__TASK DESCRIPTION__. Leave the pictures out, and retype all of the material exactly as written.

__INFORMATION PROVIDED__.
###
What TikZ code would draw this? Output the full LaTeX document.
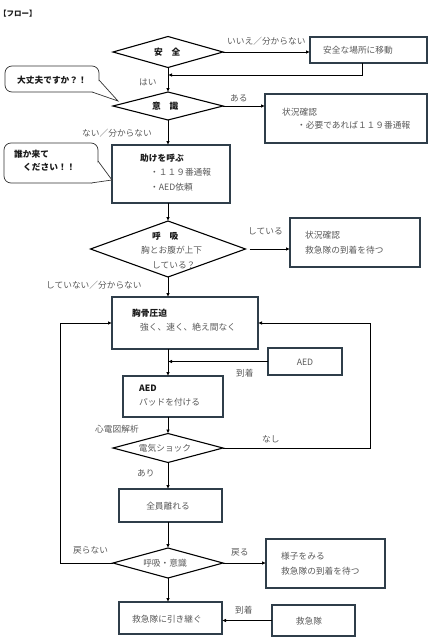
\documentclass[tikz,border=0pt]{standalone}
\usepackage{fontspec}
\setmainfont{Noto Sans CJK JP}
\usetikzlibrary{shapes.geometric,arrows.meta}
\definecolor{slate}{RGB}{47,62,74}
\definecolor{txtgray}{RGB}{89,89,89}
\tikzset{%
    box/.style={draw=slate, line width=1.1pt, inner sep=0pt, outer sep=0pt},
    dia/.style={draw=black, diamond, line width=1.1pt, inner sep=0pt, outer sep=0pt},
    bubble/.style={draw=black!80, line width=0.7pt, rounded corners=7pt, inner sep=0pt, outer sep=0pt},
    txt/.style={anchor=west, inner sep=0pt, text=txtgray, font=\fontsize{8.7}{10}\selectfont},
    ctr/.style={txt, anchor=center},
    hd/.style={txt, text=black!90, font=\fontsize{8.7}{10}\selectfont\bfseries},
    ln/.style={line width=0.9pt},
    arr/.style={ln, -{Latex[length=4pt,width=3.6pt]}}
}
\begin{document}
\begin{tikzpicture}[x=1pt,y=-1pt]
    \useasboundingbox (0,0) rectangle (430,640);
    % boxes
    \foreach \n/\x/\y/\w/\h in {movebox/368.5/50/117/26, check1/346/118.5/162/49, call/171/174/118/58,
        check2/355/242.5/130/49, cpr/185/323/146/52, aedarr/305/361.5/74/27, aedpad/173/396.5/100/41,
        clear/170.5/505.5/103/33, watch/325.5/563.5/119/49, handover/170.5/618/103/32, ems/313.5/620.5/83/31}
    {
    \node[box, minimum width=\w pt, minimum height=\h pt] (\n) at (\x,\y) {};
    }
    % diamonds
    \foreach \n/\y/\w/\h in {safe/52/110/31, consc/106/110/28, breath/249/155/56, shock/448/110/29, recov/563/110/30}
    {
    \node[dia, minimum width=\w pt, minimum height=\h pt] (\n) at (168,\y) {};
    }
    % callouts
    \node[bubble, minimum width=94pt, minimum height=26pt] (okbub) at (52,79) {};
    \fill[white] (99,80) -- (118,101) -- (92,92) -- cycle;
    \draw[draw=black!80, line width=0.7pt] (99,80) -- (118,101) -- (92,92);
    \node[bubble, minimum width=94pt, minimum height=40pt] (helpbub) at (51,163) {};
    \fill[white] (98,161) -- (112,180) -- (91,183) -- cycle;
    \draw[draw=black!80, line width=0.7pt] (98,161) -- (112,180) -- (91,183);

    % texts
    \node[hd, font=\fontsize{7.5}{9}\selectfont\bfseries] (title) at (-1,14) {【フロー】};
    \node[hd] (safet) at (154,52) {安　全};
    \node[txt] (nosafe) at (227,41) {いいえ／分からない};
    \node[txt] (movet) at (323,50) {安全な場所に移動};
    \node[txt] (yes) at (139,82) {はい};
    \node[hd, anchor=center] (okt) at (52,80) {大丈夫ですか？！};
    \node[hd] (conscT) at (152,106) {意　識};
    \node[txt] (aru) at (230,98) {ある};
    \node[txt] (check1a) at (282,112) {状況確認};
    \node[txt] (check1b) at (297,125) {・必要であれば１１９番通報};
    \node[txt] (nai) at (82,133) {ない／分からない};
    \node[hd] (helpa) at (14,154) {誰か来て};
    \node[hd] (helpb) at (23,167) {ください！！};
    \node[hd] (callT) at (140,158) {助けを呼ぶ};
    \node[txt] (callb) at (150,172) {・１１９番通報};
    \node[txt] (callc) at (150,187) {・AED依頼};
    \node[hd] (breathT) at (152,236) {呼　吸};
    \node[txt] (breathb) at (141,250) {胸とお腹が上下};
    \node[txt] (breathc) at (152,265) {している？};
    \node[txt] (shiteiru) at (248,231) {している};
    \node[txt] (check2a) at (305,235) {状況確認};
    \node[txt] (check2b) at (305,250) {救急隊の到着を待つ};
    \node[txt] (shiteinai) at (46,285) {していない／分からない};
    \node[hd] (cprT) at (132,313) {胸骨圧迫};
    \node[txt] (cprb) at (140,327) {強く、速く、絶え間なく};
    \node[ctr] (aedarrT) at (305,362) {AED};
    \node[txt] (arrive1) at (236,373) {到着};
    \node[hd] (aedT) at (139,388) {AED};
    \node[txt] (aedb) at (139,402) {パッドを付ける};
    \node[txt] (ecg) at (95,429) {心電図解析};
    \node[ctr] (shockT) at (165,448) {電気ショック};
    \node[txt] (nashi) at (262,439) {なし};
    \node[txt] (ari) at (137,473) {あり};
    \node[ctr] (clearT) at (168,506) {全員離れる};
    \node[txt] (modoranai) at (73,550) {戻らない};
    \node[ctr] (recovT) at (165,563) {呼吸・意識};
    \node[txt] (modoru) at (231,552) {戻る};
    \node[txt] (watcha) at (281,556) {様子をみる};
    \node[txt] (watchb) at (281,571) {救急隊の到着を待つ};
    \node[txt] (handT) at (132,619) {救急隊に引き継ぐ};
    \node[txt] (arrive2) at (235,610) {到着};
    \node[ctr] (emsT) at (309,621) {救急隊};

    % connectors
    \coordinate (merge) at (168,75);
    \draw[arr] (safe.east) -- (safe.east -| movebox.west);
    \draw[arr] ([xshift=-6pt]movebox.south) |- (merge);
    \draw[arr] (safe.south) -- (consc.north);
    \draw[arr] (consc.east) -- (consc.east -| check1.west);
    \draw[arr] (consc.south) -- (consc.south |- call.north);
    \draw[arr] (consc.south |- call.south) -- (breath.north);
    \draw[arr] ([xshift=4pt]breath.east) -- (breath.east -| check2.west);
    \draw[arr] (breath.south) -- (breath.south |- cpr.north);
    \draw[arr] (breath.south |- cpr.south) -- (breath.south |- aedpad.north);
    \draw[arr] (aedarr.west) -- (aedarr.west -| shock.north);
    \draw[arr] (shock.north |- aedpad.south) -- (shock.north);
    \draw[arr] (shock.east) -- ++(147,0) |- (cpr.east);
    \draw[arr] (shock.south) -- (shock.south |- clear.north);
    \draw[arr] (recov.north |- clear.south) -- (recov.north);
    \draw[arr] (recov.west) -- ++(-53,0) |- (cpr.west);
    \draw[arr] (recov.east) -- (recov.east -| watch.west);
    \draw[arr] (recov.south) -- (recov.south |- handover.north);
    \draw[arr] (ems.west) -- (ems.west -| handover.east);
\end{tikzpicture}
\end{document}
###
__ANSWER TO THIS TASK__.
What TikZ code would draw this? Output the full LaTeX document.
\documentclass[tikz,border=0pt]{standalone}
\usepackage{fontspec}
\setmainfont{Noto Sans CJK JP}
\usetikzlibrary{shapes.geometric,arrows.meta}
\definecolor{slate}{RGB}{47,62,74}
\definecolor{txtgray}{RGB}{89,89,89}
\tikzset{%
    box/.style={draw=slate, line width=1.1pt, inner sep=0pt, outer sep=0pt},
    dia/.style={draw=black, diamond, line width=1.1pt, inner sep=0pt, outer sep=0pt},
    bubble/.style={draw=black!80, line width=0.7pt, rounded corners=7pt, inner sep=0pt, outer sep=0pt},
    txt/.style={anchor=west, inner sep=0pt, text=txtgray, font=\fontsize{8.7}{10}\selectfont},
    ctr/.style={txt, anchor=center},
    hd/.style={txt, text=black!90, font=\fontsize{8.7}{10}\selectfont\bfseries},
    ln/.style={line width=0.9pt},
    arr/.style={ln, -{Latex[length=4pt,width=3.6pt]}}
}
\begin{document}
\begin{tikzpicture}[x=1pt,y=-1pt]
    \useasboundingbox (0,0) rectangle (430,640);
    % boxes
    \foreach \n/\x/\y/\w/\h in {movebox/368.5/50/117/26, check1/346/118.5/162/49, call/171/174/118/58,
        check2/355/242.5/130/49, cpr/185/323/146/52, aedarr/305/361.5/74/27, aedpad/173/396.5/100/41,
        clear/170.5/505.5/103/33, watch/325.5/563.5/119/49, handover/170.5/618/103/32, ems/313.5/620.5/83/31}
    {
    \node[box, minimum width=\w pt, minimum height=\h pt] (\n) at (\x,\y) {};
    }
    % diamonds
    \foreach \n/\y/\w/\h in {safe/52/110/31, consc/106/110/28, breath/249/155/56, shock/448/110/29, recov/563/110/30}
    {
    \node[dia, minimum width=\w pt, minimum height=\h pt] (\n) at (168,\y) {};
    }
    % callouts
    \node[bubble, minimum width=94pt, minimum height=26pt] (okbub) at (52,79) {};
    \fill[white] (99,80) -- (118,101) -- (92,92) -- cycle;
    \draw[draw=black!80, line width=0.7pt] (99,80) -- (118,101) -- (92,92);
    \node[bubble, minimum width=94pt, minimum height=40pt] (helpbub) at (51,163) {};
    \fill[white] (98,161) -- (112,180) -- (91,183) -- cycle;
    \draw[draw=black!80, line width=0.7pt] (98,161) -- (112,180) -- (91,183);

    % texts
    \node[hd, font=\fontsize{7.5}{9}\selectfont\bfseries] (title) at (-1,14) {【フロー】};
    \node[hd] (safet) at (154,52) {安　全};
    \node[txt] (nosafe) at (227,41) {いいえ／分からない};
    \node[txt] (movet) at (323,50) {安全な場所に移動};
    \node[txt] (yes) at (139,82) {はい};
    \node[hd, anchor=center] (okt) at (52,80) {大丈夫ですか？！};
    \node[hd] (conscT) at (152,106) {意　識};
    \node[txt] (aru) at (230,98) {ある};
    \node[txt] (check1a) at (282,112) {状況確認};
    \node[txt] (check1b) at (297,125) {・必要であれば１１９番通報};
    \node[txt] (nai) at (82,133) {ない／分からない};
    \node[hd] (helpa) at (14,154) {誰か来て};
    \node[hd] (helpb) at (23,167) {ください！！};
    \node[hd] (callT) at (140,158) {助けを呼ぶ};
    \node[txt] (callb) at (150,172) {・１１９番通報};
    \node[txt] (callc) at (150,187) {・AED依頼};
    \node[hd] (breathT) at (152,236) {呼　吸};
    \node[txt] (breathb) at (141,250) {胸とお腹が上下};
    \node[txt] (breathc) at (152,265) {している？};
    \node[txt] (shiteiru) at (248,231) {している};
    \node[txt] (check2a) at (305,235) {状況確認};
    \node[txt] (check2b) at (305,250) {救急隊の到着を待つ};
    \node[txt] (shiteinai) at (46,285) {していない／分からない};
    \node[hd] (cprT) at (132,313) {胸骨圧迫};
    \node[txt] (cprb) at (140,327) {強く、速く、絶え間なく};
    \node[ctr] (aedarrT) at (305,362) {AED};
    \node[txt] (arrive1) at (236,373) {到着};
    \node[hd] (aedT) at (139,388) {AED};
    \node[txt] (aedb) at (139,402) {パッドを付ける};
    \node[txt] (ecg) at (95,429) {心電図解析};
    \node[ctr] (shockT) at (165,448) {電気ショック};
    \node[txt] (nashi) at (262,439) {なし};
    \node[txt] (ari) at (137,473) {あり};
    \node[ctr] (clearT) at (168,506) {全員離れる};
    \node[txt] (modoranai) at (73,550) {戻らない};
    \node[ctr] (recovT) at (165,563) {呼吸・意識};
    \node[txt] (modoru) at (231,552) {戻る};
    \node[txt] (watcha) at (281,556) {様子をみる};
    \node[txt] (watchb) at (281,571) {救急隊の到着を待つ};
    \node[txt] (handT) at (132,619) {救急隊に引き継ぐ};
    \node[txt] (arrive2) at (235,610) {到着};
    \node[ctr] (emsT) at (309,621) {救急隊};

    % connectors
    \coordinate (merge) at (168,75);
    \draw[arr] (safe.east) -- (safe.east -| movebox.west);
    \draw[arr] ([xshift=-6pt]movebox.south) |- (merge);
    \draw[arr] (safe.south) -- (consc.north);
    \draw[arr] (consc.east) -- (consc.east -| check1.west);
    \draw[arr] (consc.south) -- (consc.south |- call.north);
    \draw[arr] (consc.south |- call.south) -- (breath.north);
    \draw[arr] ([xshift=4pt]breath.east) -- (breath.east -| check2.west);
    \draw[arr] (breath.south) -- (breath.south |- cpr.north);
    \draw[arr] (breath.south |- cpr.south) -- (breath.south |- aedpad.north);
    \draw[arr] (aedarr.west) -- (aedarr.west -| shock.north);
    \draw[arr] (shock.north |- aedpad.south) -- (shock.north);
    \draw[arr] (shock.east) -- ++(147,0) |- (cpr.east);
    \draw[arr] (shock.south) -- (shock.south |- clear.north);
    \draw[arr] (recov.north |- clear.south) -- (recov.north);
    \draw[arr] (recov.west) -- ++(-53,0) |- (cpr.west);
    \draw[arr] (recov.east) -- (recov.east -| watch.west);
    \draw[arr] (recov.south) -- (recov.south |- handover.north);
    \draw[arr] (ems.west) -- (ems.west -| handover.east);
\end{tikzpicture}
\end{document}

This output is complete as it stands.